Il Senato invece è più incerto. Qui si vota per solo un terzo dei seggi ogni 2 anni, e in questa tornata i democratici giocano in difesa, dovendo difendere seggi ottenuti grazie all’effetto trascinamento della vittoria di Barack Obama nel 2012 (l’inizio del mandato di 6 anni per i senatori). Anche qui i democratici sperano di ribaltare la situazione attuale, ma i margini sono decisamente più stretti.
E’ interessante notare che la principale preoccupazione dei repubblicani nel caso di perdita della maggioranza non riguarda uno stallo legislativo o l’avvio di indagini del Congresso su Trump. Piuttosto si esprime la paura che il presidente potrebbe abbandonare il suo partito e cercare di raggiungere degli accordi con i democratici.
Secondo un articolo recente del Washington Post, “alcuni nel GOP (il partito repubblicano) temono che i democratici potrebbero utilizzare il controllo completo del Congresso per cooptare il presidente, ideologicamente malleabile, e far avanzare le proprie priorità”. Viene citato l’ex Chairman del partito repubblicano Michael Steele, che oltre ad affermare che la Camera dei Rappresentanti è essenzialmente già persa, esprime le sue preoccupazioni per un alleanza Trump-democratici “Trump farà un qualsiasi accordo che gli permetterà di ottenere i voti necessari. E’ un opportunista”.
Finora il bilancio della presidenza Trump è a dir poco incompleto.

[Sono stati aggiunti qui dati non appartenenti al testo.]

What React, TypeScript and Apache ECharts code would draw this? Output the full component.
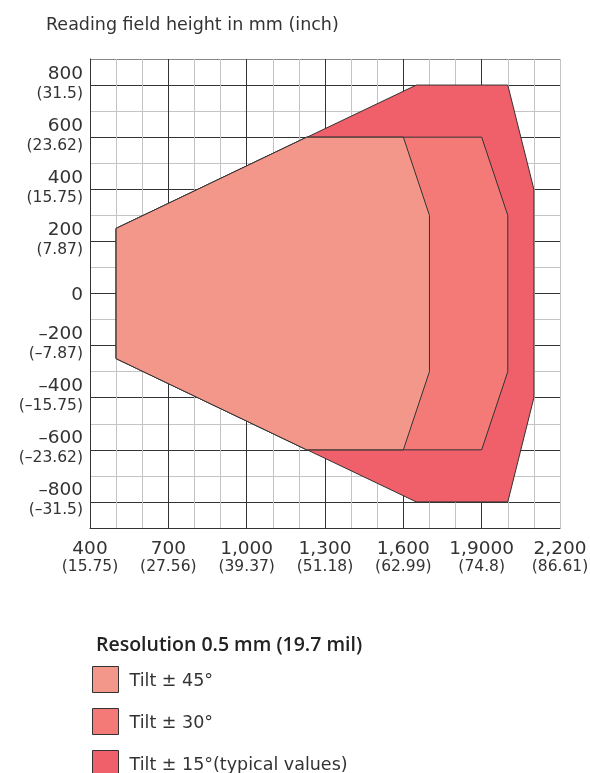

Eletto con l’obiettivo di rivitalizzare l’economia del paese attraverso un ritorno alle manifatture e una nuova enfasi sulla classe media-bassa, il presidente si trova a dover perseguire questi obiettivi all’interno della cornice legislativa del partito repubblicano, in cui molti hanno istinti diversi. Dunque se da una parte la riforma fiscale mira a riportare gli investimenti produttivi negli Stati Uniti, dall’altra si continua a tagliare i programmi sociali, e ciò entra in conflitto con quanto promesso da Trump. Inoltre il tanto atteso piano delle infrastrutture è stato rimandato, e ridimensionato. Su questo ultimo punto in particolare i democratici potrebbero effettivamente essere interessati a collaborare con il presidente, cercando di aumentare la componente pubblica del piano per garantire maggiori investimenti.